Just the day before, a local fisherman and his dog had arrived at the river in a pickup that seemed to be burning more oil than gas and had stepped in below me as I fished down a run. I naturally bristled for all the good it did. A spey caster’s personal space is about the same as that of a sow grizzly with cubs, although we don’t enforce it with anywhere near the same authority. But then later on we bumped into each other and got to talking. The guy explained—a little sheepishly—that he’d been in town looking for work with no luck and thought he’d at least try for a fish dinner before he came home to his wife empty-handed again. That struck me as a passable excuse even in less troubled economic times. I also met his yellow Lab, who turned out to be a slightly dim-witted but lovable goofball, and decided I couldn’t stay mad at a guy who owned a happy dog and honestly needed a fish for supper.

Later that same day I was working down a long pool known poetically as “Number Four,” where we’d caught a couple of fish over the last few days. By then I was in the usual steelheader’s trance, thinking about how straight each cast laid out, the angle of the fly to the current, the speed of the swing and so on, but also somehow thinking of nothing much at all.

I’d made one pass through the pool with a size 4 Undertaker—a handsome fly I’ve always loved if only for the name—and when I didn’t move anything, I started another pass with a smaller Steelhead Muddler. Right at the head of a riffly tub that we’d come to know as the sweet spot, I got a boil at the fly and a little tap. I fished out the cast in case the fish wanted to follow the fly and hit it again, but no dice.

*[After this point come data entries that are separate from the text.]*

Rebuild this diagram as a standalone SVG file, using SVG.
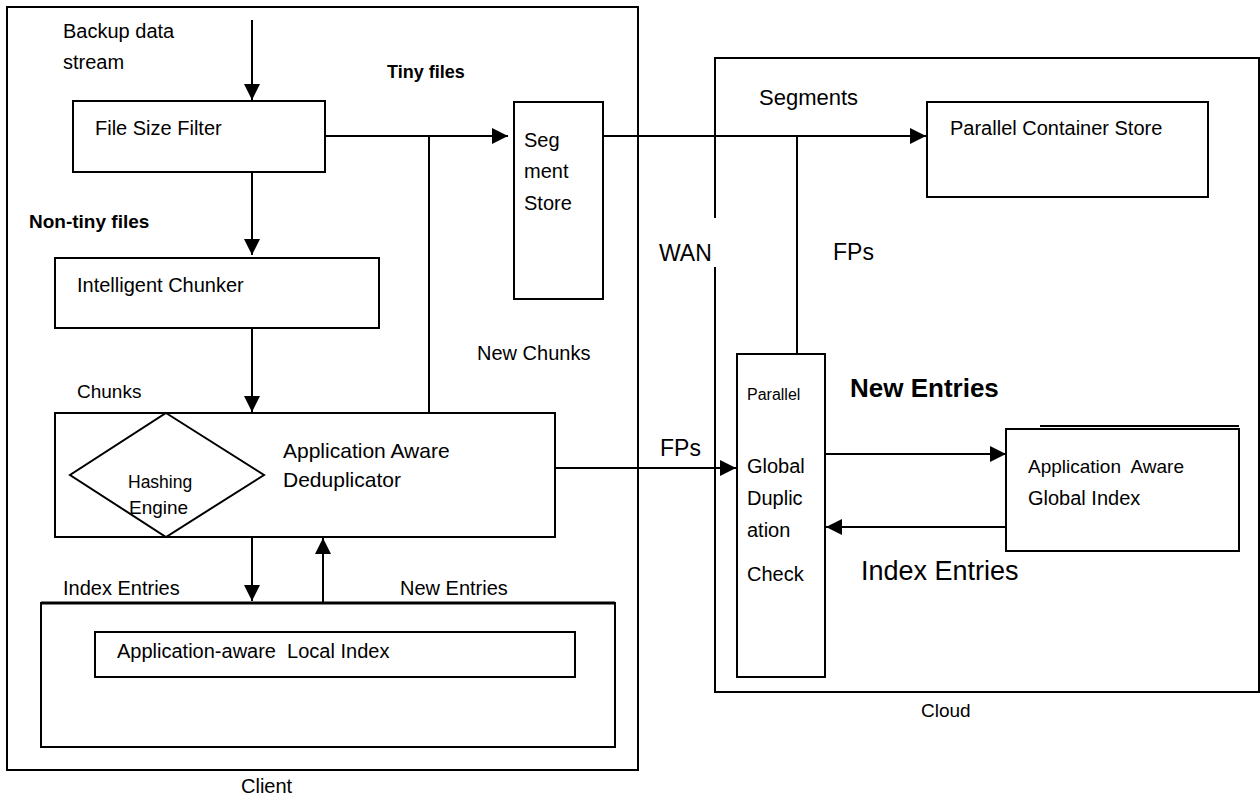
<svg xmlns="http://www.w3.org/2000/svg" width="1260" height="800" viewBox="0 0 1260 800">
<style>
  .box{fill:none;stroke:#000;stroke-width:2}
  .ln{fill:none;stroke:#000;stroke-width:2}
  text{font-family:"Liberation Sans",Arial,sans-serif;font-size:20px;fill:#000}
  .b{font-weight:bold}
</style>
<defs>
  <marker id="ah" viewBox="0 0 16 16" refX="16" refY="8" markerWidth="16" markerHeight="16" markerUnits="userSpaceOnUse" orient="auto">
    <path d="M0,0 L16,8 L0,16 Z" fill="#000"/>
  </marker>
</defs>
<rect width="1260" height="800" fill="#fff"/>

<g id="client">
  <rect class="box" x="7" y="7" width="631" height="763"/>
  <text x="241" y="793">Client</text>
</g>
<g id="cloud">
  <path class="box" d="M715,218 V58 H1259 V692 H715 V267"/>
  <text x="921" y="717" style="font-size:19px">Cloud</text>
  <text x="659" y="261" style="font-size:23px">WAN</text>
</g>

<g id="backup-label">
  <text x="63" y="38">Backup data</text>
  <text x="63" y="69">stream</text>
</g>
<g id="file-size-filter">
  <rect class="box" x="73" y="101" width="252" height="71"/>
  <text x="95" y="135">File Size Filter</text>
</g>
<g id="intelligent-chunker">
  <rect class="box" x="55" y="258" width="324" height="70"/>
  <text x="77" y="292">Intelligent Chunker</text>
</g>
<g id="segment-store">
  <rect class="box" x="514" y="102" width="89" height="197"/>
  <text x="524" y="147">Seg</text>
  <text x="524" y="178">ment</text>
  <text x="524" y="210">Store</text>
</g>
<g id="deduplicator">
  <rect class="box" x="55" y="413" width="500" height="124"/>
  <polygon class="box" points="166,413 264,475 166,537 70,475"/>
  <text x="128" y="488" style="font-size:17.5px">Hashing</text>
  <text x="129" y="514" style="font-size:19px">Engine</text>
  <text x="283" y="458" style="font-size:21px">Application Aware</text>
  <text x="283" y="487" style="font-size:21px">Deduplicator</text>
</g>
<g id="local-index">
  <rect class="box" x="41" y="603" width="574" height="144"/>
  <line x1="41" y1="603" x2="615" y2="603" stroke="#000" stroke-width="3"/>
  <rect class="box" x="95" y="632" width="480" height="45"/>
  <text x="117" y="658" xml:space="preserve">Application-aware  Local Index</text>
</g>
<g id="parallel-container-store">
  <rect class="box" x="927" y="102" width="281" height="95"/>
  <text x="950" y="135">Parallel Container Store</text>
</g>
<g id="global-dup-check">
  <rect class="box" x="737" y="354" width="88" height="323"/>
  <text x="747" y="400" style="font-size:16px">Parallel</text>
  <text x="747" y="473">Global</text>
  <text x="747" y="505">Duplic</text>
  <text x="747" y="537">ation</text>
  <text x="747" y="581">Check</text>
</g>
<g id="global-index">
  <rect class="box" x="1006" y="429" width="233" height="122"/>
  <line x1="1040" y1="426" x2="1239" y2="426" stroke="#000" stroke-width="2"/>
  <text x="1028" y="473" xml:space="preserve" style="font-size:19px">Application  Aware</text>
  <text x="1028" y="505">Global Index</text>
</g>

<g id="connectors">
  <line class="ln" x1="252" y1="20" x2="252" y2="100" marker-end="url(#ah)"/>
  <line class="ln" x1="252" y1="172" x2="252" y2="255" marker-end="url(#ah)"/>
  <line class="ln" x1="252" y1="328" x2="252" y2="412" marker-end="url(#ah)"/>
  <line class="ln" x1="325" y1="136" x2="508" y2="136" marker-end="url(#ah)"/>
  <line class="ln" x1="429" y1="136" x2="429" y2="413"/>
  <line class="ln" x1="603" y1="136" x2="926" y2="136" marker-end="url(#ah)"/>
  <line class="ln" x1="797" y1="136" x2="797" y2="354"/>
  <line class="ln" x1="555" y1="468" x2="736" y2="468" marker-end="url(#ah)"/>
  <line class="ln" x1="252" y1="537" x2="252" y2="601" marker-end="url(#ah)"/>
  <line class="ln" x1="323" y1="602" x2="323" y2="538" marker-end="url(#ah)"/>
  <line class="ln" x1="825" y1="454" x2="1006" y2="454" marker-end="url(#ah)"/>
  <line class="ln" x1="1006" y1="527" x2="826" y2="527" marker-end="url(#ah)"/>
</g>

<g id="labels">
  <text x="387" y="78" class="b" style="font-size:18px">Tiny files</text>
  <text x="29" y="228" class="b" style="font-size:19px">Non-tiny files</text>
  <text x="477" y="360">New Chunks</text>
  <text x="77" y="398" style="font-size:19px">Chunks</text>
  <text x="63" y="595">Index Entries</text>
  <text x="400" y="595">New Entries</text>
  <text x="759" y="105" style="font-size:22px">Segments</text>
  <text x="833" y="260" style="font-size:23px">FPs</text>
  <text x="660" y="456" style="font-size:23px">FPs</text>
  <text x="850" y="397" class="b" style="font-size:26px">New Entries</text>
  <text x="861" y="580" style="font-size:27px">Index Entries</text>
</g>
</svg>
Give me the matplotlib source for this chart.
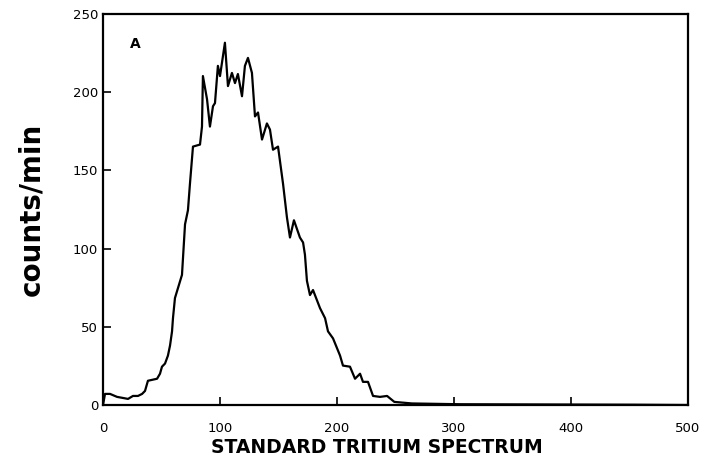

I showed him the Muddler again, but got no apparent reaction, so I stripped in and changed to a small, dark comeback fly that I’d copied from a pattern of Scott’s. (I won’t describe it in case it’s a secret.) The fish hit on the first swing with the kind of angry grab you hope for and came completely out of the water. Jeff saw it from a distance and later guessed it would have gone ten pounds. I thought more like twelve.